Life has been facing a little mudslide nowadays.
My days have been filled with both sadness and happiness. The funny thing is, there were so many things that made me happy, and only one that could make me sad. Yet, I am sadder than I am happy.
Today I read The Little Prince, and I really liked the story. It opened my mind to a few concepts that really made sense- About the people in this world, and how everybody has no real goal yet are rushing all the time.
Slow down.
Yes, I think we all should stop and reflect on our lives and on the people around us, just for a little moment.
People who make me wait all the time makes me sad; so do people who ignore me. People who stop to gather help from me, yet never stopped when I required their help. Oh wells.
Sometimes I put in effort to work for something that I really want. Yet, I am greeted with failure, a dead end.
Seeing a smile makes me happy. But so close, yet so far. What if the smile isn't meant to be for me?
I want to thank those who have stopped to listen, to lend me a ear, or a shoulder.
Thank a friend long lost, now found. You know who you are.

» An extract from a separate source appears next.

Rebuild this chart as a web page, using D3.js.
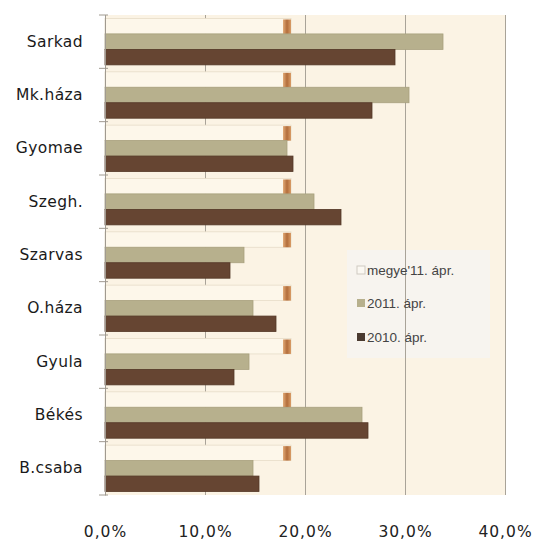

I used to think that being able to handle failure and rejection is always something good. I am now feeling the impact of those buried emotions, those disappointments. And now, no, it isn't good at all. I am now so used to not getting the best, not getting what I deserve. I sink deeper into disappointments that fill my life.
That makes me screw up.
Because people step over me.
I want to rise again, to be someone who can get what she deserves. For putting in that much effort, I get that much reward. I know I do put in effort.
Just because life is unfair, I don't always have to be on the unfair side of things.